| Code that draws figures |
====

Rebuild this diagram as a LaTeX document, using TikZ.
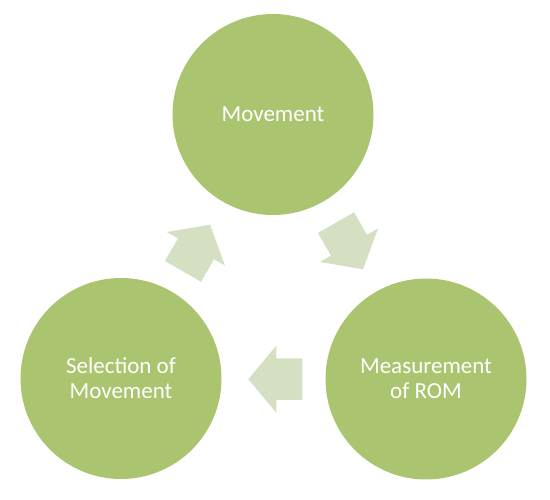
\documentclass[tikz,border=0pt]{standalone}
\usepackage{fontspec}
\setmainfont{Carlito}
\definecolor{circfill}{HTML}{ABC46F}
\definecolor{arrfill}{HTML}{D5E0C3}
\tikzset{
  stage/.style={circle, fill=circfill, minimum size=201pt, inner sep=0pt,
    text=white, align=center, font=\fontsize{23}{25}\selectfont},
  blockarrow/.style={fill=arrfill}
}
\begin{document}
\begin{tikzpicture}[x=1pt,y=-1pt]
\useasboundingbox (0,0) rectangle (550,500);
\node[stage] (move) at (273,114.5) {Movement};
\node[stage] (sel) at (121,378.5) {Selection of\\Movement};
\node[stage] (meas) at (426,379) {Measurement\\of ROM};
% arrow shape in local coords, pointing along +x
\def\arrowshape{(-27,-20.8) -- (-1,-20.8) -- (-1,-33.6) -- (27,0) -- (-1,33.6) -- (-1,20.8) -- (-27,20.8) -- cycle}
\begin{scope}[shift={(349.5,246)}, rotate=-60]
  \fill[blockarrow] \arrowshape;
\end{scope}
\begin{scope}[shift={(275.3,379.2)}, rotate=180]
  \fill[blockarrow] \arrowshape;
\end{scope}
\begin{scope}[shift={(196.5,248)}, rotate=60]
  \fill[blockarrow] \arrowshape;
\end{scope}
\end{tikzpicture}
\end{document}
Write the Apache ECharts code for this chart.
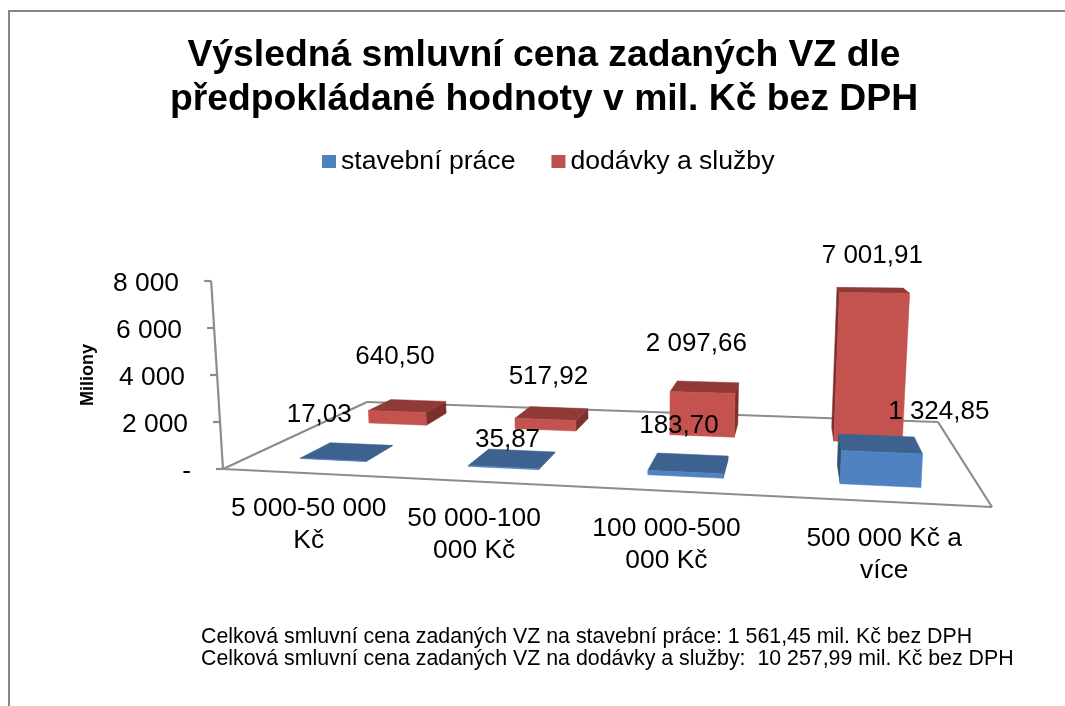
<!DOCTYPE html>
<html>
<head>
<meta charset="utf-8">
<style>html,body{margin:0;padding:0;background:#fff}#main{width:1065px;height:706px}</style>
<script src="https://cdn.jsdelivr.net/npm/echarts@6/dist/echarts.min.js"></script>
</head>
<body>
<div id="main"></div>
<script>
var titleText = 'Výsledná smluvní cena zadaných VZ dle\npředpokládané hodnoty v mil. Kč bez DPH';
var categories = ['5 000-50 000\nKč', '50 000-100\n000 Kč', '100 000-500\n000 Kč', '500 000 Kč a\nvíce'];
var stavebniPrace = [17.03, 35.87, 183.70, 1324.85];
var dodavkySluzby = [640.50, 517.92, 2097.66, 7001.91];
var stavebniLabels = ['17,03', '35,87', '183,70', '1 324,85'];
var dodavkyLabels = ['640,50', '517,92', '2 097,66', '7 001,91'];
var tickLabels = ['-', '2 000', '4 000', '6 000', '8 000'];
var footerLines = [
  'Celková smluvní cena zadaných VZ na stavební práce: 1 561,45 mil. Kč bez DPH',
  'Celková smluvní cena zadaných VZ na dodávky a služby:  10 257,99 mil. Kč bez DPH'
];

// podlaha grafu v perspektive: predni levy, predni pravy, zadni pravy, zadni levy roh
var FLOOR = [[223, 469], [992, 507], [938, 422], [367, 402]];
var FONT = '"Liberation Sans", Arial, sans-serif';
var LINE = '#8c8c8c';

// prevod (s,t) ze ctverce 0..1 na podlahu
var H = (function () {
  var p = FLOOR;
  var dx1 = p[1][0] - p[2][0], dx2 = p[3][0] - p[2][0], sx = p[0][0] - p[1][0] + p[2][0] - p[3][0];
  var dy1 = p[1][1] - p[2][1], dy2 = p[3][1] - p[2][1], sy = p[0][1] - p[1][1] + p[2][1] - p[3][1];
  var d = dx1 * dy2 - dx2 * dy1;
  var g = (sx * dy2 - dx2 * sy) / d, h = (dx1 * sy - sx * dy1) / d;
  return {
    a: p[1][0] - p[0][0] + g * p[1][0], b: p[3][0] - p[0][0] + h * p[3][0], c: p[0][0],
    d: p[1][1] - p[0][1] + g * p[1][1], e: p[3][1] - p[0][1] + h * p[3][1], f: p[0][1],
    g: g, h: h
  };
})();

function project(s, t) {
  var w = H.g * s + H.h * t + 1;
  return [(H.a * s + H.b * t + H.c) / w, (H.d * s + H.e * t + H.f) / w];
}

// svisle hrany se s vyskou rozbihaji a dozadu se zkracuji
function lean(s) { return -0.063 + 0.122 * s; }

function lift(s, t, h) {
  var p = project(s, t);
  var k = h / (H.g * s + H.h * t + 1);
  return [p[0] + lean(s) * k, p[1] - k];
}

function quad(points, color) {
  return { type: 'polygon', shape: { points: points }, style: { fill: color, stroke: color, lineWidth: 0.5 } };
}

function segment(a, b) {
  return { type: 'line', shape: { x1: a[0], y1: a[1], x2: b[0], y2: b[1] }, style: { stroke: LINE, lineWidth: 2.2 } };
}

function frameItem(params, api) {
  var children = [
    segment(FLOOR[0], FLOOR[1]), segment(FLOOR[1], FLOOR[2]),
    segment(FLOOR[2], FLOOR[3]), segment(FLOOR[3], FLOOR[0])
  ];
  var zero = api.coord([0, 0])[1];
  var top = lift(0, 0, zero - api.coord([0, 8000])[1]);
  children.push(segment(FLOOR[0], top));
  for (var v = 0; v <= 8000; v += 2000) {
    var q = lift(0, 0, zero - api.coord([0, v])[1]);
    children.push(segment([q[0] - 7, q[1]], q));
  }
  return { type: 'group', children: children };
}

var categoryLabelShift = [[1, 42], [-12, 43], [-11, 43], [1, 43]];

function categoryItem(params, api) {
  var i = api.value(0);
  var p = project((i + 0.5) / 4, 0);
  var d = categoryLabelShift[i];
  return {
    type: 'text',
    style: {
      x: p[0] + d[0], y: p[1] + d[1] - 22,
      text: categories[i], fill: '#000', font: '26.4px ' + FONT,
      textAlign: 'center', textVerticalAlign: 'top', lineHeight: 32
    }
  };
}

function boxRenderer(box, labels, shift) {
  return function (params, api) {
    var i = api.value(0);
    var h = api.coord([i, 0])[1] - api.coord([i, api.value(1)])[1];
    var s0 = box.start + box.step * i, s1 = s0 + box.width;
    var fl = lift(s0, box.front, 0), fr = lift(s1, box.front, 0);
    var tfl = lift(s0, box.front, h), tfr = lift(s1, box.front, h);
    var tbl = lift(s0, box.back, h), tbr = lift(s1, box.back, h);
    var bl = lift(s0, box.back, 0), br = lift(s1, box.back, 0);
    var children = [];
    if (tbr[0] > tfr[0]) children.push(quad([fr, br, tbr, tfr], box.side));
    if (tbl[0] < tfl[0]) children.push(quad([fl, bl, tbl, tfl], box.side));
    children.push(quad([tfl, tfr, tbr, tbl], box.top));
    children.push(quad([fl, fr, tfr, tfl], box.face));
    var d = shift[i];
    children.push({
      type: 'text', z2: 10,
      style: {
        x: (tfl[0] + tbr[0]) / 2 + d[0], y: (tfl[1] + tbr[1]) / 2 + d[1],
        text: labels[i], fill: '#000', font: '26px ' + FONT,
        textAlign: 'center', textVerticalAlign: 'middle'
      }
    });
    return { type: 'group', children: children };
  };
}

var redBox = { start: 0.077, step: 0.25, width: 0.1, front: 0.65, back: 0.85, face: '#c4524f', top: '#8f3a37', side: '#7c2f2d' };
var blueBox = { start: 0.077, step: 0.25, width: 0.1, front: 0.15, back: 0.35, face: '#4f82c1', top: '#3d628f', side: '#2f4f75' };
var redLabelShift = [[-12, -49], [-3, -37], [-8, -43], [1, -34]];
var blueLabelShift = [[-27, -37], [-4, -19], [-9, -37], [61, -32]];

function indexed(values) {
  return values.map(function (v, i) { return [i, v]; });
}

// popisky osy jsou podle naklonene osy kazdy jinak odsazene
var tickRich = {};
tickLabels.forEach(function (t, i) {
  tickRich['t' + i] = { fontFamily: 'Liberation Sans', fontSize: 26.4, color: '#000', padding: [6, 3 * i, 0, 0] };
});

var chart = echarts.init(document.getElementById('main'));
chart.setOption({
  animation: false,
  backgroundColor: '#fff',
  title: {
    text: titleText, left: 539, top: 29, textAlign: 'center',
    textStyle: { fontFamily: 'Liberation Sans', fontSize: 37.3, fontWeight: 'bold', color: '#000', lineHeight: 44 }
  },
  legend: {
    left: 317, top: 143, itemWidth: 14, itemHeight: 13, itemGap: 36, icon: 'rect',
    data: ['stavební práce', 'dodávky a služby'],
    textStyle: { fontFamily: 'Liberation Sans', fontSize: 26.6, color: '#000' }
  },
  grid: { left: 223, right: 73, top: 281, bottom: 237 },
  xAxis: { type: 'category', data: categories, show: false },
  yAxis: {
    type: 'value', min: 0, max: 8000, interval: 2000,
    name: 'Miliony', nameLocation: 'middle', nameGap: 126, nameRotate: 90,
    nameTextStyle: { fontFamily: 'Liberation Sans', fontSize: 18, fontWeight: 'bold', color: '#000' },
    axisLine: { show: false }, axisTick: { show: false }, splitLine: { show: false },
    axisLabel: {
      margin: 32, rich: tickRich,
      formatter: function (v) { var i = v / 2000; return '{t' + i + '|' + tickLabels[i] + '}'; }
    }
  },
  series: [
    { name: 'osa', type: 'custom', silent: true, clip: false, renderItem: frameItem, data: [[0, 0]] },
    { name: 'kategorie', type: 'custom', silent: true, clip: false, renderItem: categoryItem, data: indexed([0, 0, 0, 0]) },
    { name: 'dodávky a služby', type: 'custom', clip: false, itemStyle: { color: '#c0504d' }, renderItem: boxRenderer(redBox, dodavkyLabels, redLabelShift), data: indexed(dodavkySluzby) },
    { name: 'stavební práce', type: 'custom', clip: false, itemStyle: { color: '#4f81bd' }, renderItem: boxRenderer(blueBox, stavebniLabels, blueLabelShift), data: indexed(stavebniPrace) }
  ],
  graphic: [
    { type: 'polyline', shape: { points: [[9, 706], [9, 11], [1065, 11]] }, style: { stroke: '#868686', lineWidth: 2, fill: null } },
    { type: 'text', left: 201, top: 627, style: { text: footerLines[0], fill: '#000', font: '21.35px ' + FONT } },
    { type: 'text', left: 201, top: 649, style: { text: footerLines[1], fill: '#000', font: '21.35px ' + FONT } }
  ]
});
</script>
</body>
</html>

====

Sift through the entries and copy every line with "this".

| Task output |
Rebuild this diagram as a LaTeX document, using TikZ.
Write the Apache ECharts code for this chart.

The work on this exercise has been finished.